Though its heyday was in the late 1800s, Norwich retains a majority working-class population. If granted a spot on the National Register of Historic places, property owners will have an opportunity to apply for tax credits and other land protection. As stated on the public meeting announcement released by Roanoke’s Planning, Building and Development Department: “Inclusion of these properties in the Virginia and the National registers of historic places would enable property owners or investors to make improvements to their buildings using incentives such as state and federal historic rehabilitation tax credits, as well as the city’s real estate tax abatement program.”

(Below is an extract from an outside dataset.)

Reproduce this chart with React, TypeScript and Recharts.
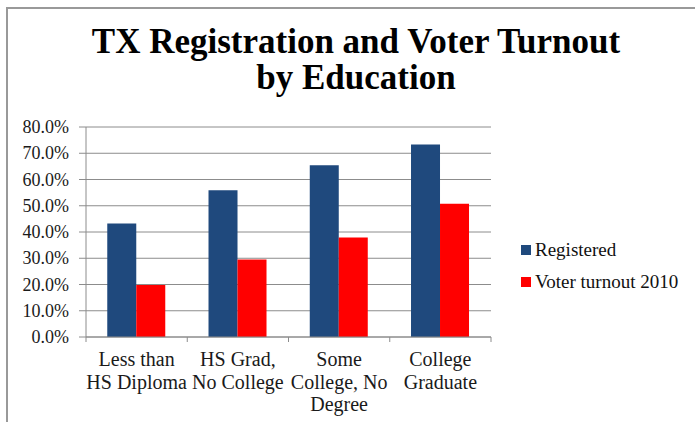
import React from 'react'
import { BarChart, Bar, XAxis, YAxis, CartesianGrid } from 'recharts'

const categories = [
  ['Less than', 'HS Diploma'],
  ['HS Grad,', 'No College'],
  ['Some', 'College, No', 'Degree'],
  ['College', 'Graduate'],
]
const registered = [43.2, 55.9, 65.4, 73.3]
const turnout = [19.8, 29.5, 37.9, 50.8]
const yTicks = [0, 10, 20, 30, 40, 50, 60, 70, 80]
const seriesNames = ['Registered', 'Voter turnout 2010']
const colors = ['#1F497D', '#FF0000']

const data = categories.map((lines, i) => ({
  name: lines.join(' '),
  registered: registered[i],
  turnout: turnout[i],
}))

const font = '"Liberation Serif", "Times New Roman", serif'
const gridColor = '#8c8c8c'

// category label + the boundary tick marks Excel draws between categories
function CatTick(props: any) {
  const { x, y, index, width, visibleTicksCount } = props
  const lines = categories[index] || []
  const band = width / (visibleTicksCount || categories.length)
  return (
    <g>
      <line x1={x - band / 2} x2={x - band / 2} y1={y} y2={y + 5} stroke={gridColor} />
      {index === categories.length - 1 && (
        <line x1={x + band / 2} x2={x + band / 2} y1={y} y2={y + 5} stroke={gridColor} />
      )}
      <text x={x} y={y} textAnchor="middle" fontSize={20} fill="#1a1a1a" style={{ fontFamily: font }}>
        {lines.map((l, i) => (
          <tspan key={i} x={x} dy={i === 0 ? 29 : 22.5}>{l}</tspan>
        ))}
      </text>
    </g>
  )
}

function YTick(props: any) {
  const { x, y, payload } = props
  return (
    <text x={x} y={y} dy={6} textAnchor="end" fontSize={18} fill="#1a1a1a" style={{ fontFamily: font }}>
      {payload.value.toFixed(1) + '%'}
    </text>
  )
}

export default function App() {
  return (
    <div style={{ position: 'fixed', left: 0, top: 0, width: 695, height: 422, background: '#fff' }}>
      <div style={{ position: 'absolute', left: 6, top: 7, right: 0, bottom: 0, borderTop: '2px solid #999', borderLeft: '2px solid #999' }} />
      <div style={{ position: 'absolute', left: 0, width: 712, top: 24, textAlign: 'center', fontFamily: font, fontWeight: 'bold', fontSize: 35, lineHeight: '36px', color: '#000' }}>
        TX Registration and Voter Turnout
        <br />
        by Education
      </div>
      <div style={{ position: 'absolute', left: 0, top: 0 }}>
        <BarChart width={695} height={422} data={data} margin={{ top: 127, right: 204, bottom: 0, left: 0 }} barCategoryGap="21%" barGap={0}>
          <CartesianGrid vertical={false} stroke={gridColor} />
          <XAxis dataKey="name" height={85} stroke={gridColor} tickLine={false} tickSize={0} tickMargin={0} tick={<CatTick />} interval={0} />
          <YAxis domain={[0, 80]} ticks={yTicks} width={86} tickSize={7} tickMargin={10} stroke={gridColor} tick={<YTick />} />
          <Bar dataKey="registered" name={seriesNames[0]} fill={colors[0]} isAnimationActive={false} />
          <Bar dataKey="turnout" name={seriesNames[1]} fill={colors[1]} isAnimationActive={false} />
        </BarChart>
      </div>
      <div style={{ position: 'absolute', left: 521, top: 234, fontFamily: font, fontSize: 19, color: '#111' }}>
        {seriesNames.map((n, i) => (
          <div key={n} style={{ display: 'flex', alignItems: 'center', height: 32 }}>
            <span style={{ display: 'inline-block', width: 10, height: 10, background: colors[i], marginRight: 4 }} />
            <span>{n}</span>
          </div>
        ))}
      </div>
    </div>
  )
}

Along with potential monetary benefits, a district with this level of historic recognition also receives another layer of protection. Various modifications made to the area that are deemed as damaging can be prohibited by the local government. Examples of this could include constructing a cell tower, widening roadways or improvements from the Department of Housing and Urban Development, according to Moosavi. Companies trying to enact such projects are required to go through Section 106, a four-step review process described in the National Historic Preservation Act of 1966 that “requires Federal agencies to take into account the effects of their undertakings on historic properties, and give the Advisory Council on Historic Preservation a reasonable opportunity to comment,” according to the U.S. Department of Agriculture website.
Some of Norwich’s residents can proudly say their family has called this patch of land nestled in the curve of the Roanoke River home for five generations, according to Harris. Yet the push for historic recognition came entirely from Moosavi’s department. The neighborhood is lacking an active community group and the historic preservation communication team reached out to the three churches located within the proposed boundary with no response, according to Moosavi. Cardinal News attempted to contact the Norwich Neighborhood Alliance listed on the roanoke.gov website with no response.

Moosavi has operated as Roanoke’s historic preservation planner and agent of the Architectural Review Board for the past nine years. One of his main objectives is to add a different historic area of Roanoke to the National Register every year, or as often as possible. Last year, the historic preservation department successfully appended the Belmont area in southeast to this historic canon, which included the Belmont Methodist-Episcopal Church and Roanoke City Firehouse No. 6.
After setting their sights on Norwich, they received a matching grant of $20,000 from Virginia’s Department of Historic Resources. With a sum of $40,000 allocated toward the project, they hired a consultant from a Michigan-based architecture and historic consulting firm called Kraemer Design group to survey the 300 properties, take pictures and provide a narrative of each building.

The shotgun-style cottages were first built in the late 1800s to provide housing for the white employees of the Norwich Lock Company and Bridgewater Carriage Company, as well as other foundries and mills that were constructed alongside the river. William Persinger purchased the land in the early 1800s and built the first house in 1825, a two-story brick building on the corner of what is now Roanoke Avenue and Burks Street. Norwich Lock Company arrived in 1891; the owner hailed from Norwich, Connecticut, and carried the name with him to Southwest Virginia. Just as the district was drawing up plans for a hotel and railroad station, economic hardship struck the area from 1893 to 1897 followed by a devastating tornado in 1899.
“You probably have a myriad of factors that are in play for Norwich,” Harris explained. “From the industrial heritage that it has to the kind of working-class, domestic architecture that’s still present there.”
Another key feature of the neighborhood that will be preserved is the Norwich cemetery that holds over 100 graves dating back centuries.
Norwich found its way to the national spotlight several years later, though for less-than-ideal reasons. In the early 1900s, an anti-child-labor movement was sweeping across the country, and the factories of Norwich came under fire. The National Child Labor Committee hired a well-known industrial photographer at the time, Lewis Hine, to document the living and working conditions of child laborers all over the East Coast. In May 1911, he made his way to Roanoke and photographed the many young children that worked in the Roanoke Cotton Mill, which had taken over the empty structures once belonging to the Norwich Lock Company. Though child labor abolition groups did their best to publicize Hine’s work, the practice was not outlawed by Congress until 1938. Hine’s original photos, including ones taken from the cotton mill, can be found in the Library of Congress with copies held in Roanoke Library’s Virginia Room.
“For a lot of us who think about Roanoke’s industrial heritage, it’s all driven by the railroad,” said Harris. “But for Norwich, it’s very different. Certainly, the railroads served the industries that made and created Norwich back in the day. But Norwich had its own little niche, so to speak, in terms of its industrial heritage. So it is very unique in that sense.”